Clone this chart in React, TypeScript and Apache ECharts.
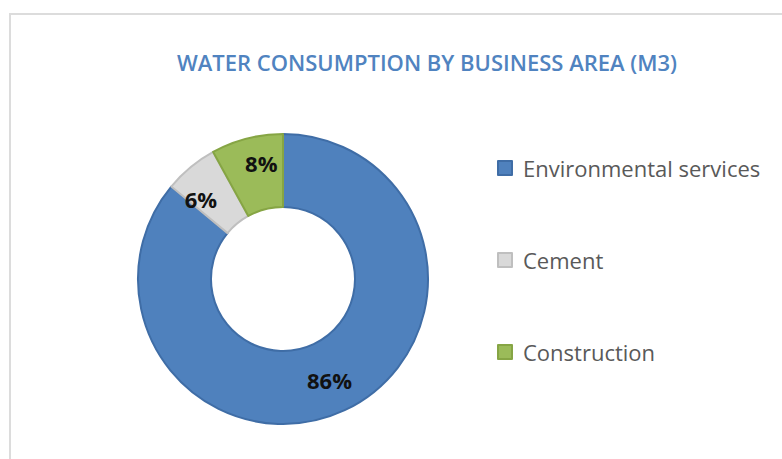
import React, { useEffect, useRef } from "react";
import * as echarts from "echarts";

const categories = ["Environmental services", "Cement", "Construction"];
const shares = [86, 6, 8];
const colors = ["#4F81BD", "#D9D9D9", "#9BBB59"];
const borders = ["#3F6DA6", "#BFBFBF", "#86A544"];
const labelOffsets = [[-1, 0], [-11, 6], [6, -8]];

export default function App() {
  const ref = useRef<HTMLDivElement>(null);
  useEffect(() => {
    if (!ref.current) return;
    const chart = echarts.init(ref.current, null, { renderer: "svg" });
    chart.setOption({
      animation: false,
      backgroundColor: "#ffffff",
      title: {
        text: "WATER CONSUMPTION BY BUSINESS AREA (M3)",
        left: 422,
        top: 46,
        textAlign: "center",
        textStyle: {
          fontFamily: "Open Sans",
          fontWeight: 600,
          fontSize: 22,
          color: "#5083C0",
        },
      },
      graphic: [
        {
          type: "rect",
          shape: { x: 10, y: 14, width: 820, height: 500 },
          style: { fill: "none", stroke: "#DCDCDC", lineWidth: 2 },
          silent: true,
          z: -1,
        },
      ],
      legend: {
        orient: "vertical",
        left: 492,
        top: 152,
        itemWidth: 14,
        itemHeight: 14,
        itemGap: 70,
        icon: "rect",
        textStyle: {
          fontFamily: "Open Sans",
          fontSize: 22,
          color: "#595959",
          padding: [0, 0, 0, 6],
        },
        data: categories,
      },
      series: [
        {
          type: "pie",
          center: [283, 279],
          radius: [72, 145],
          startAngle: 90,
          clockwise: true,
          label: {
            show: true,
            position: "inside",
            formatter: "{d}%",
            fontFamily: "Open Sans",
            fontWeight: "bold",
            fontSize: 22,
            color: "#111111",
          },
          labelLine: { show: false },
          data: categories.map((name, i) => ({
            name,
            value: shares[i],
            itemStyle: { color: colors[i], borderColor: borders[i], borderWidth: 2 },
            label: { offset: labelOffsets[i] },
          })),
        },
      ],
    });
    return () => chart.dispose();
  }, []);
  return (
    <div
      ref={ref}
      style={{ position: "fixed", left: 0, top: 0, width: 782, height: 459 }}
    />
  );
}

========================

▸ **WHAT TO WORK ON**
Leave out any pictures, please, and quote only the lines from the top of the data through the line that contains "const labelOffsets = [[-1, 0], [-11, 6], [6, -8]];".

▸ **EXERCISE RESULT**
Clone this chart in React, TypeScript and Apache ECharts.
import React, { useEffect, useRef } from "react";
import * as echarts from "echarts";

const categories = ["Environmental services", "Cement", "Construction"];
const shares = [86, 6, 8];
const colors = ["#4F81BD", "#D9D9D9", "#9BBB59"];
const borders = ["#3F6DA6", "#BFBFBF", "#86A544"];
const labelOffsets = [[-1, 0], [-11, 6], [6, -8]];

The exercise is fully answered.